Si Thoreau affirmait que « sous un gouvernement qui emprisonne quiconque injustement, la véritable place d’un homme juste est aussi en prison », il ne faut pas oublier que les condamnations ne sont pas toutes politiques et certainement pas toutes injustes non plus.
Construite en 1864 à l’extérieur de la ville grandissante de Toronto, à l’est de la rivière Don, la Don jail a été la quatrième prison à voir le jour dans la ville. Son architecte n’est autre que William Thomas à qui la ville doit également St Lawrence Hall et St. Michael’s cathedral (que je vous ai déjà montrés). Même si certaines cellules mesuraient un mètre sur trois, Old Don Jail a pendant longtemps été la plus grande prison de son genre en Amérique du nord. Elle comprenait aussi une ferme qui était cultivée par les détenus (aujourd’hui, il s’agit essentiellement de Riverdale park, que je vous ai déjà également montré).
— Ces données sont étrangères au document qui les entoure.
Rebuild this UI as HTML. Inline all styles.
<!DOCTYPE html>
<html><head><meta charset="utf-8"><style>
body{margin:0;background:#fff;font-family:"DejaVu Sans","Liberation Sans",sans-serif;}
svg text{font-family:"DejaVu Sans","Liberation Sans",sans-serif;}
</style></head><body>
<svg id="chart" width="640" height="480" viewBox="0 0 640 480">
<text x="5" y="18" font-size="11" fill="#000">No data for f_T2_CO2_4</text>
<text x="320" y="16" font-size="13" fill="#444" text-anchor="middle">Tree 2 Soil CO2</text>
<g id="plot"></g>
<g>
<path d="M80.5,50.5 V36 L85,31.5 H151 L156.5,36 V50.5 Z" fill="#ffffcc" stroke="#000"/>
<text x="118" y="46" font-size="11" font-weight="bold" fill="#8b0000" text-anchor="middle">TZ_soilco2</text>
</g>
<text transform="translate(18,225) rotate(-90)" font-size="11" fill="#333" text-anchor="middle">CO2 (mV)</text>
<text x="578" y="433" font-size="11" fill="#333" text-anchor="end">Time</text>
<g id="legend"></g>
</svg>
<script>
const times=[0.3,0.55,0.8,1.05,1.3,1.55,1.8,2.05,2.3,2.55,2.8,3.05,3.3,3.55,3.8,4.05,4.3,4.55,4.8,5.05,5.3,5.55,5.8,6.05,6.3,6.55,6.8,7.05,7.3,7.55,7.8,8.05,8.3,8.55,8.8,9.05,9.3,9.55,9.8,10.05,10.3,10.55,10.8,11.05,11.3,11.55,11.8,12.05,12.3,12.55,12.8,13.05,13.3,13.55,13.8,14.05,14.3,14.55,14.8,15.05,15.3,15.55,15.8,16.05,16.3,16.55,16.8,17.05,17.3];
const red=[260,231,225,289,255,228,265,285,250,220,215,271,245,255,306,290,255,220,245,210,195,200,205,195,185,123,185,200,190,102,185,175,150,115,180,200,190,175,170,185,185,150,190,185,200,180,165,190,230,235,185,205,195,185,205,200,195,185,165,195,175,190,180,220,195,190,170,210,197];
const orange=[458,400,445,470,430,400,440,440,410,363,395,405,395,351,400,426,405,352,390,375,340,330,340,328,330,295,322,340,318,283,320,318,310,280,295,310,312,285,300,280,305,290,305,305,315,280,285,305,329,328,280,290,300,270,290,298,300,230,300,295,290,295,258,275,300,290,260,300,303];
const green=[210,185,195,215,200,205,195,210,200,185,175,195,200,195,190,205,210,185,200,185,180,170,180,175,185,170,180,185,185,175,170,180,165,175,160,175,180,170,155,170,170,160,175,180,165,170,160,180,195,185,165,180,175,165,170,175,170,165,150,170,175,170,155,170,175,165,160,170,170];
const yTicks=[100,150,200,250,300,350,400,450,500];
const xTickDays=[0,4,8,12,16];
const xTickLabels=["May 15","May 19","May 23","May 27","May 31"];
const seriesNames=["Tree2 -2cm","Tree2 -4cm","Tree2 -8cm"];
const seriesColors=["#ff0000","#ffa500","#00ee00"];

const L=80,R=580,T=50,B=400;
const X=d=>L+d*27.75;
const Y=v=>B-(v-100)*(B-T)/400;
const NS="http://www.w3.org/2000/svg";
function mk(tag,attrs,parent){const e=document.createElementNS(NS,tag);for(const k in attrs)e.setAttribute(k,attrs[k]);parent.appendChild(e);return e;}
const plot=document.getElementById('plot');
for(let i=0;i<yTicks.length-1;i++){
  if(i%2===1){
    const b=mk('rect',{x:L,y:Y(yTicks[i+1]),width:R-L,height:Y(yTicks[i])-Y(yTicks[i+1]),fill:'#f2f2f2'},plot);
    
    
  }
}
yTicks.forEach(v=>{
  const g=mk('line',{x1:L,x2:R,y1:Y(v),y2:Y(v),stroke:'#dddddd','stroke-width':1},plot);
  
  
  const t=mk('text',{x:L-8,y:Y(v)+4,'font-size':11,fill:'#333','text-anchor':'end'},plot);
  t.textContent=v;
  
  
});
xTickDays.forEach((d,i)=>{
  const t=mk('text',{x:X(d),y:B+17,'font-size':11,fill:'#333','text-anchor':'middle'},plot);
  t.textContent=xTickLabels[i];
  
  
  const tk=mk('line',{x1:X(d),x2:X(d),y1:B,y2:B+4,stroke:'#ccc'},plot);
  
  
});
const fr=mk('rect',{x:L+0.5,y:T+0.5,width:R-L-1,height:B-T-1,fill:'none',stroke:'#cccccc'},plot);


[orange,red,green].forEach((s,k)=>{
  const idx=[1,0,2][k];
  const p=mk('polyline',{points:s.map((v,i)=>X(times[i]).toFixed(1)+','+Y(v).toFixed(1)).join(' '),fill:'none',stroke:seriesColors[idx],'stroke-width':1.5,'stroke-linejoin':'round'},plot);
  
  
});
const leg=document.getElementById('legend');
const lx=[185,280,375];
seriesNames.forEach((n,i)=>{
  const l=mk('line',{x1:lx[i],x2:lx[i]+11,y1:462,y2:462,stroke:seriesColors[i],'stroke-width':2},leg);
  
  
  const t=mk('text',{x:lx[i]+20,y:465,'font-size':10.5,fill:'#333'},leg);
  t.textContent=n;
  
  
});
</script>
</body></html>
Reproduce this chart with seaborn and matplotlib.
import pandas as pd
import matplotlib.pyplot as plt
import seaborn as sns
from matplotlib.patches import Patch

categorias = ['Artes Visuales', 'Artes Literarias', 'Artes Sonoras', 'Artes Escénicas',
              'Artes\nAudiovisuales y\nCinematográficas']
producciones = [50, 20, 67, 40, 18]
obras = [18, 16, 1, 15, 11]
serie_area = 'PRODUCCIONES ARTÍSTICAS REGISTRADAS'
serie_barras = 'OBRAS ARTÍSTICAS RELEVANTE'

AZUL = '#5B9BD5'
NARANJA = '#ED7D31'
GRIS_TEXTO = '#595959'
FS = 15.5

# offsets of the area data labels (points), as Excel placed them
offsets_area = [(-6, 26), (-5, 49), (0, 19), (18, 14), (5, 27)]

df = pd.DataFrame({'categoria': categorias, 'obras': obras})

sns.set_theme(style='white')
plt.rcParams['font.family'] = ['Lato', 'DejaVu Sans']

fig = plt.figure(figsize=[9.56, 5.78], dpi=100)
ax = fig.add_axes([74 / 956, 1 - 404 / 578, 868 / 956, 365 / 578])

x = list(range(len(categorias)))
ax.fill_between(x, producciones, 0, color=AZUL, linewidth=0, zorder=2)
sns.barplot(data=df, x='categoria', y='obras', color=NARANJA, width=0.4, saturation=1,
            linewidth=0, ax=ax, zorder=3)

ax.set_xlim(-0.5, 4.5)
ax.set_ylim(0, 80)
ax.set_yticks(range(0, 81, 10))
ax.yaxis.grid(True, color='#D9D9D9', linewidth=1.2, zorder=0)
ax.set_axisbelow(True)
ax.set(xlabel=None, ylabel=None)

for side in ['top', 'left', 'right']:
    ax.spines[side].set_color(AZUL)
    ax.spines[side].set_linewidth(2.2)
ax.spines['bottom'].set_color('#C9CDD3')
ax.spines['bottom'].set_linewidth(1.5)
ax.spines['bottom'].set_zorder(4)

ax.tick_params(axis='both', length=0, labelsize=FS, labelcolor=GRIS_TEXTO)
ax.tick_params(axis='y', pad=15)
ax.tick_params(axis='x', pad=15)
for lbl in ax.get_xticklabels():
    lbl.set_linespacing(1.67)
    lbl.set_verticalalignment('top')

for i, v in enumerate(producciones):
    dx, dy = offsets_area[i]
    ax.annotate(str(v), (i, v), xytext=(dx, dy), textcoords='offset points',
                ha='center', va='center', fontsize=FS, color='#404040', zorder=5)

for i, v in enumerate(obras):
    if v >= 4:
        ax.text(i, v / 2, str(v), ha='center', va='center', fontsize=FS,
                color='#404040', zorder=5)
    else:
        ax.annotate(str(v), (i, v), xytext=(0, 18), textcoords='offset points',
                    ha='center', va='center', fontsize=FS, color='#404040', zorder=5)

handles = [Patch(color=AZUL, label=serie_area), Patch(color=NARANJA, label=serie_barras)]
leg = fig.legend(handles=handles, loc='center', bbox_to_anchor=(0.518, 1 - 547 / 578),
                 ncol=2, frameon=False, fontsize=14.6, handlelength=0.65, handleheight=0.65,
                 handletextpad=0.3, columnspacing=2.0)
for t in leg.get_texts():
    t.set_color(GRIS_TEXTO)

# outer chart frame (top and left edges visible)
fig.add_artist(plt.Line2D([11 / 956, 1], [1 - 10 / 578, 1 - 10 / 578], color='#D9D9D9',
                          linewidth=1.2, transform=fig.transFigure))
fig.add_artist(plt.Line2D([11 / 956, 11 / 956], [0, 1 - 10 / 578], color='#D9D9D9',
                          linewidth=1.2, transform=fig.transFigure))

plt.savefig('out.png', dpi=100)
A l’origine, la prison accueillait les prisonniers en détention préventive. Il est même arrivé que certaines familles soient « hébergées » dans la prison parce que les femmes et enfants du prisonnier ne pouvaient pas survenir à leurs besoins. Après les périodes de guerre, quelques soldats revenant du front ont sombré dans la dépression et l’alcoolisme. Ils ont été condamnés pour des délits mineurs ce qui leur a permis d’avoir un lit chaud. D’ailleurs, sur certains murs, on peut lire « je suis ravi d’être ici car la rue me tue ».
Pour quelques personnes, Don Jail est remplie de fantôme. Les fantômes des détenus exécutés (trente-quatre pendaisons officielles, environ soixante-dix corps au total… - dont la dernière exécution au Canada en 1962), des meurtriers, des suicidés ; Les fantômes des victimes dont l’héritage est à jamais lié aux détenus. Ajoutez à cela les cellules surpeuplées, les rats, les gangs, les cafards, les trafics de drogue et d’armes, les problèmes d’hygiènes (un seau au milieu de la pièce jusqu’au milieu du 20ème siècle), le manque de personnel, et vous aurez une idée de l’ambiance lugubre de cet endroit. Il est clair qu’on laisse tomber les standards minimums imposés par l’ONU pour le traitement des prisonniers ! Il parait même que certains détenus auraient plaidé coupable pour échapper aux conditions déplorables du centre de détention.
Après près de 150 ans de « service », et autant de critique, la prison la plus populaire de Toronto a définitivement fermé ses portes en 2013. Depuis 1977, il n’y avait déjà plus que l’aile est, construite en 1958 et aujourd’hui démolie, qui servait encore de prison. Tout le reste avait déjà été transformé en bureau administratif pour le centre de soin se trouvant juste à côté.